The Supreme Court’s opinion in Trump v. Barbara, which struck down a Trump‑issued executive order that would have denied birthright citizenship to children of illegal immigrants, noted the lack of reliable data on the scale of birth tourism. Chief Justice John Roberts said, “No one knows for sure.” According to estimates from the Center for Immigration Studies, the number of birth‑tourism births in the United States is at most 26,000, less than one percent of all babies born in the country each year. A 2020 estimate cited by some Trump allies that 1.5 million Chinese nationals hold U.S. citizenship through birth tourism is widely regarded as exaggerated.
The administration has suggested several potential enforcement options beyond the existing regulation. One possibility is to increase the use of expedited removal, a process that bypasses a judge’s review and allows for quick deportation of individuals deemed inadmissible. Another is to prosecute individual women rather than the companies that facilitate birth‑tourism arrangements. Some officials have even discussed the idea of pregnancy exams at the border, a measure that would raise significant logistical and civil‑rights concerns.

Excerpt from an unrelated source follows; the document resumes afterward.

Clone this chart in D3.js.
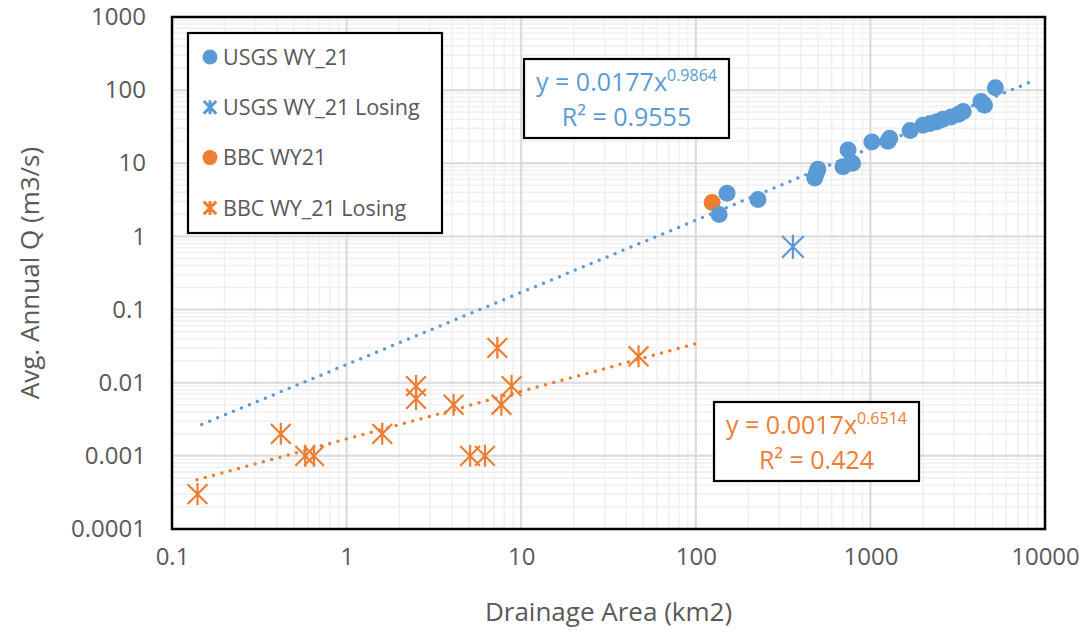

The debate over birth tourism reflects a broader disagreement about the meaning of “jurisdiction” in the citizenship clause of the Fourteenth Amendment. The Supreme Court’s recent ruling reaffirmed the precedent set in United States v. Wong Kim Ark (1898), which held that a child born in the United States to parents who are not U.S. citizens but are present in the country acquires citizenship. The Court has not revisited the issue in the context of illegal immigration.
At present, the Supreme Court decision stands and birthright citizenship remains guaranteed. The Trump administration’s next steps are unclear, but officials have indicated a willingness to pursue additional enforcement measures. No new policy has been announced, and the administration has not yet released a formal proposal to ban pregnant foreigners. The lack of data on birth tourism, combined with the administration’s willingness to explore aggressive enforcement options, leaves the issue unresolved.
The situation remains fluid. The administration’s future actions will likely be shaped by legal challenges, congressional input, and public opinion. As of now, the Supreme Court’s ruling preserves birthright citizenship, while the Trump administration continues to explore ways to limit the practice of birth tourism.